Additionally, the brutality and atrocities of the RSF under Dagalo during the civil war mean that he cannot be a part of any future government. In an ideal ceasefire scenario, the general would go into internal exile in the far west province of Darfur, where he can be watched, the RSF merged with their former opponents in the national army, under former prime minister Hamdalla Hamdok, who is still the most legitimate of Sudan’s politicians. Fortunately, Dagalo realizes that his RSF cannot defeat the national army, and is likely in need of a safe off-ramp from this conflict.

The obstacles ahead, both for the Sudanese and for any mediators involved in trying to find peaceful resolution, are formidable. And the stakes are high.

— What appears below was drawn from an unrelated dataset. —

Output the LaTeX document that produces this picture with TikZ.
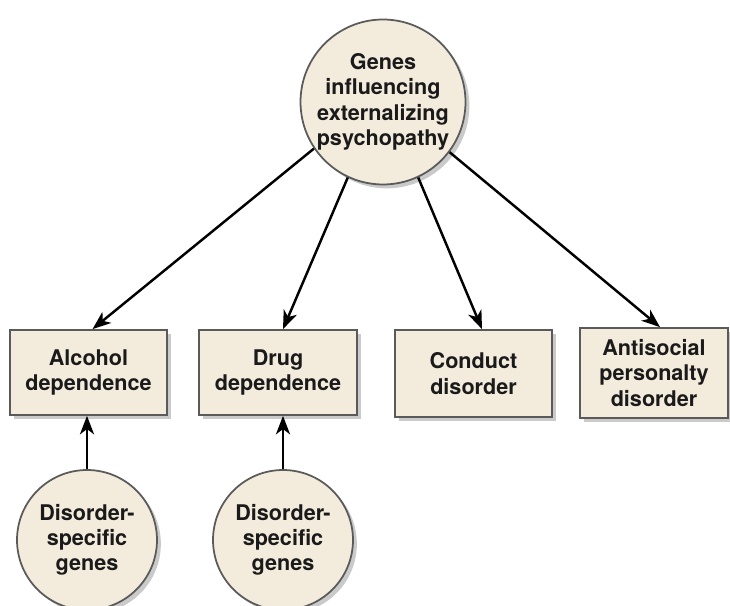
\documentclass[tikz,border=0pt]{standalone}
\usepackage{fontspec}
\setmainfont{TeX Gyre Heros}
\usetikzlibrary{arrows.meta,shadows,calc}
\definecolor{boxfill}{HTML}{F3EBDC}
\definecolor{boxline}{HTML}{5A5A5A}
\definecolor{txt}{HTML}{1A1A1A}
\tikzset{
  base/.style={draw=boxline, line width=1pt, fill=boxfill, text=txt, align=center,
    font=\fontsize{12.3}{14.4}\selectfont\bfseries,
    drop shadow={shadow xshift=2.2pt, shadow yshift=-2.2pt, fill=black!35, opacity=0.6}},
  gene/.style={base, circle, inner sep=0pt},
  disorder/.style={base, rectangle, inner sep=0pt},
  conn/.style={line width=1.4pt, black, -{Stealth[length=10.5pt,width=8pt,inset=3pt]}}
}
\begin{document}
\begin{tikzpicture}[x=0.02cm,y=0.02cm]
\useasboundingbox (0,0) rectangle (730,605);
\node[gene, minimum size=3.3cm] (top) at (383,503) {Genes\\influencing\\externalizing\\psychopathy};
\node[disorder, minimum width=3.14cm, minimum height=1.7cm] (alc) at (88.5,232.5) {Alcohol\\dependence};
\node[disorder, minimum width=3.16cm, minimum height=1.7cm] (drug) at (278,232.5) {Drug\\dependence};
\node[disorder, minimum width=3.14cm, minimum height=1.74cm] (cond) at (473.5,231.5) {Conduct\\disorder};
\node[disorder, minimum width=2.96cm, minimum height=1.8cm] (anti) at (654,232) {Antisocial\\personalty\\disorder};
\node[gene, minimum size=2.8cm] (ds1) at (87,65) {Disorder-\\specific\\genes};
\node[gene, minimum size=2.8cm] (ds2) at (283,65) {Disorder-\\specific\\genes};
\draw[conn] (top.214) -- ($(alc.north)+(4,0)$);
\draw[conn] (top.245) -- ($(drug.north)+(5,0)$);
\draw[conn] (top.295) -- ($(cond.north)+(8.5,0)$);
\draw[conn] (top.323) -- ($(anti.north)+(6,0)$);
\draw[conn] (ds1) -- (ds1 |- alc.south);
\draw[conn] (ds2) -- (ds2 |- drug.south);
\end{tikzpicture}
\end{document}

The humanitarian cost of this latest civil war is significant, and the destabilizing effects widespread. For the remainder of 2023, into the first half of 2024, large numbers of Sudanese civilians will be escaping as refugees into neighboring countries, all of whom have significant sociopolitical problems of their own.

And the possibility of an intervention from a hostile foreign power like Iran, while unlikely, is a grave enough risk that the issue continues to demand U.S. attention.

Continued disruption in the region will have harsh consequences both for the Sudanese people, and for the world at large. But once again history educates us on why it is important for the U.S. to offer a supporting hand to any potential peace process in the Sudan to establish a civilian government that will secure lasting stability for the Sudanese people.

As an ambassador, advisor to Presidents, and a 38-year veteran of the Foreign Service, Ambassador Herman J. Cohen has devoted his entire professional career to African and European affairs.

Over the years, Cohen grew to know every first-generation African leader – from Mandela, to Mobutu, to Muammar Gaddafi.

During his tenure as Assistant Secretary of State for African Affairs during the first Bush Administration, and through his role at the NSC in the Reagan White House, Cohen worked to bring about peaceful transitions of power in South Africa and Namibia, and helped to end conflicts in Angola, Ethiopia, and Mozambique.